Protective factors include personal characteristics such as a positive view of one’s future; life conditions such as frequent parental presence in the home at key times (e.g., after school, at dinner time); and behaviors such as active participation in school activities. School connectedness is a particularly promising protective factor. This publication defines and describes the components of school connectedness and identifies specific actions that schools can take to increase school connectedness.

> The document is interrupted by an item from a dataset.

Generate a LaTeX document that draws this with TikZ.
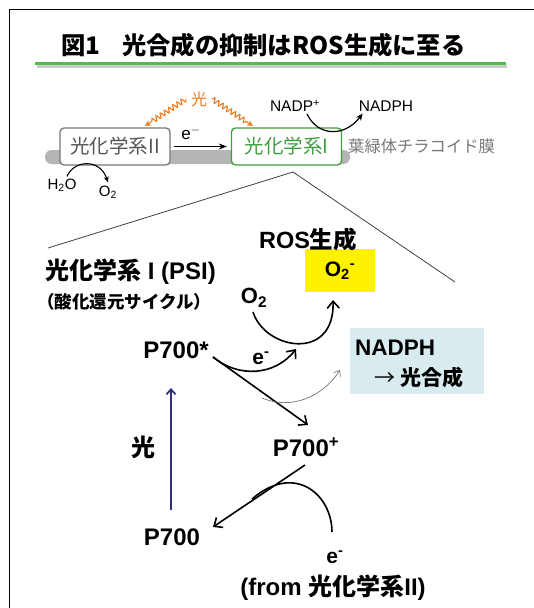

What Is School Connectedness?
In 2003, the Wingspread Conference was sponsored by CDC’s Division of Adolescent and School Health and the Johnson Foundation to bring together key researchers and representatives from the education and health sectors to assess the state of knowledge about school connectedness and its effect on health and education outcomes. Through an extensive review of research and in-depth discussions, the interdisciplinary group defined school connectedness and identified, in the Wingspread Declaration on School Connections, strategies that schools could implement to increase it. School connectedness was defined as the belief by students that adults in the school care about their learning as well as about them as individuals. Because studies indicate that individual students’ feelings of being connected to school are influenced by their peers as well as by adults, this publication has expanded that definition to include peer influence.